Now we can build Spark with the built-in Scala builder. We'll kick that off with the following command. First let's make sure we have version 2.10 or later of Scala installed. On a Macintosh (my base machine here) this is a simple Homebrew install command:
$ brew install scala
Now we can run the Spark build utility:
$ SPARK_HADOOP_VERSION=2.4.1 sbt/sbt assembly
NOTE: SPARK_HADOOP_VERSION is deprecated, please use -Dhadoop.version=2.4.1
The build succeeded, but with the deprecation warning we might do better in the future with something more like:
$ sbt/sbt assembly -Dhadoop.version=2.4.1
We're now LIVE on Spark 1.1.0! Before we start, let's turn the logging down a bit. We can do this by editing an update to the conf/log4j.properties.template file, and saving that update as conf/log4j.properties, as such:
log4j.rootCategory=INFO, console
Let's lower the log-level so that we only show WARN message and above. Here we change the rootCategory as such:
log4j.rootCategory=WARN, console
Now we're live and can run some examples! Time for some Pi…

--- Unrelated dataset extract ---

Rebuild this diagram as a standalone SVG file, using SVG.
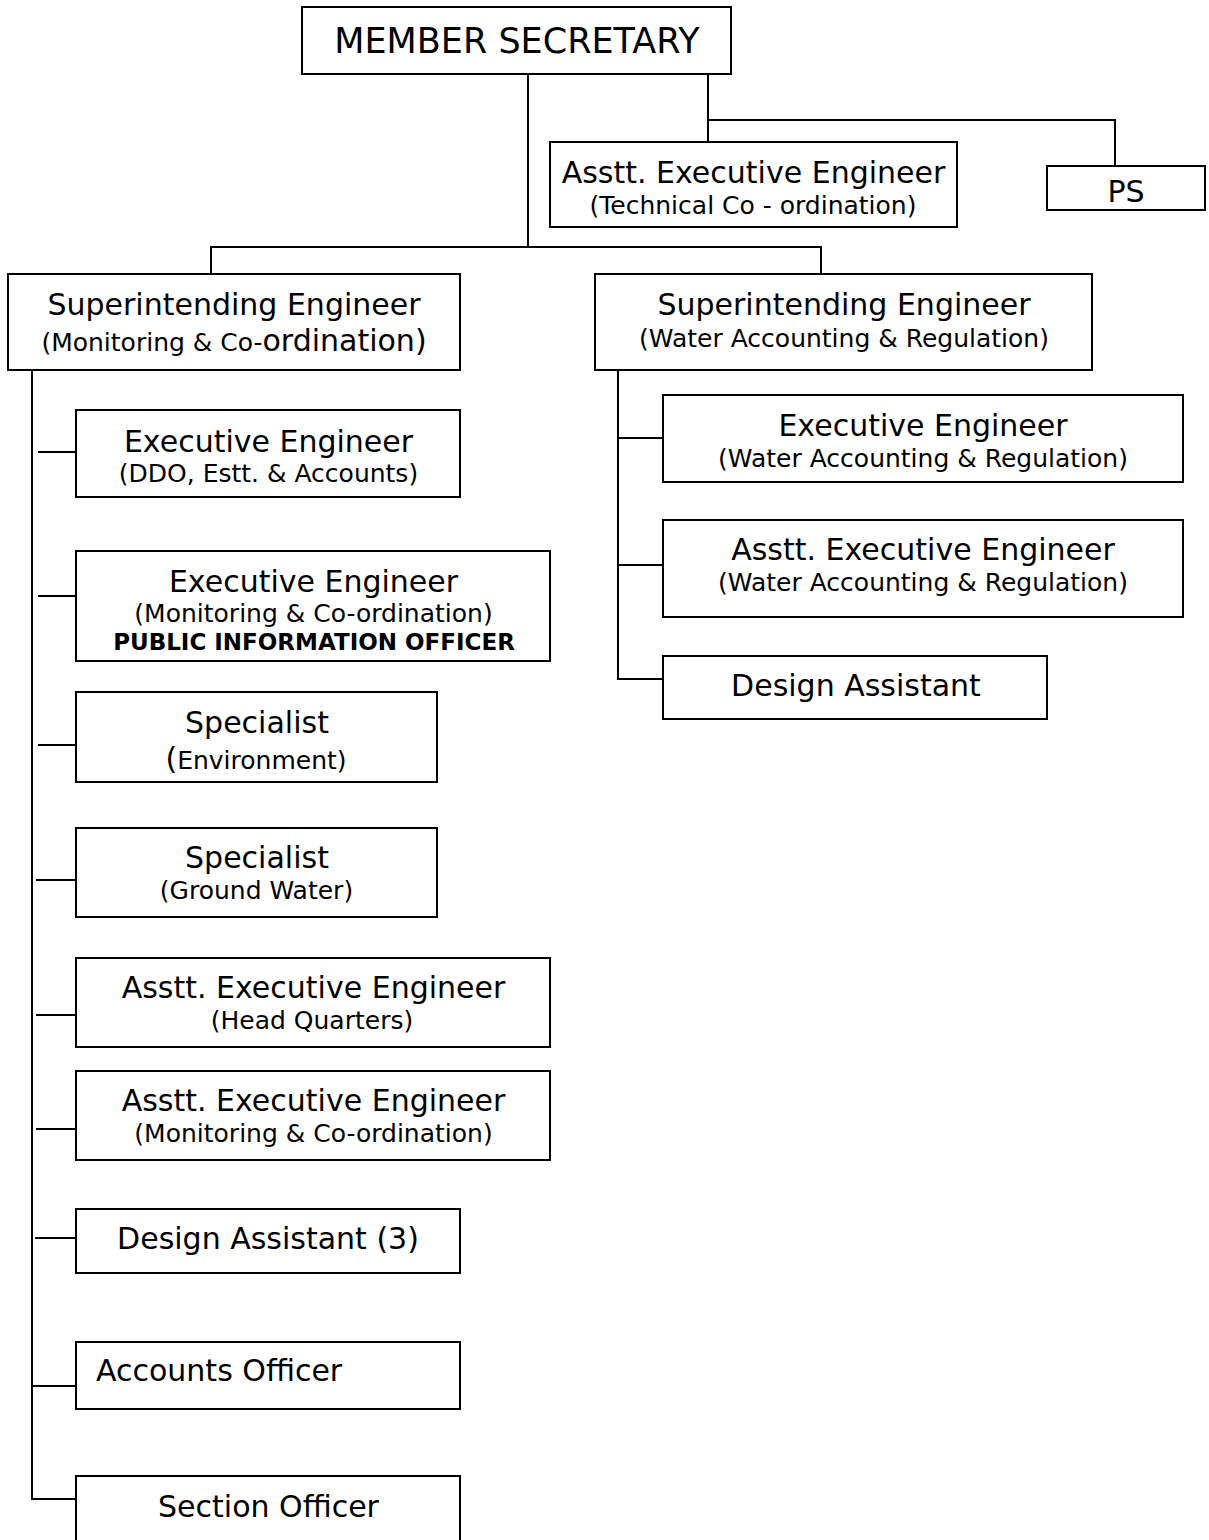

$ ./bin/run-example SparkPi 10
Pi is roughly 3.140184
Not bad, but let's bump up the precision a bit:
$ ./bin/run-example SparkPi 100
Pi is roughly 3.14157
Mmmmmnnnn, Mmmmmnnnn good!
There are lots of other great emerging Spark examples, but we're up and running here and we'll stop for now.
It's a long road from Kitty Hawk to the (sadly missed) Concorde or the 787, and we won't get there in just one step. In my next post I'll lay out the toolkit we have today that should take Big Data from the sandy shores of North Carolina and a team of crazy bike guys (who should never have beaten Samuel Langley to first-flight, but did anyway!) to Lindbergh crossing the Atlantic, and maybe even to the DC3 — the airplane that brought air travel (big data?) to everyone.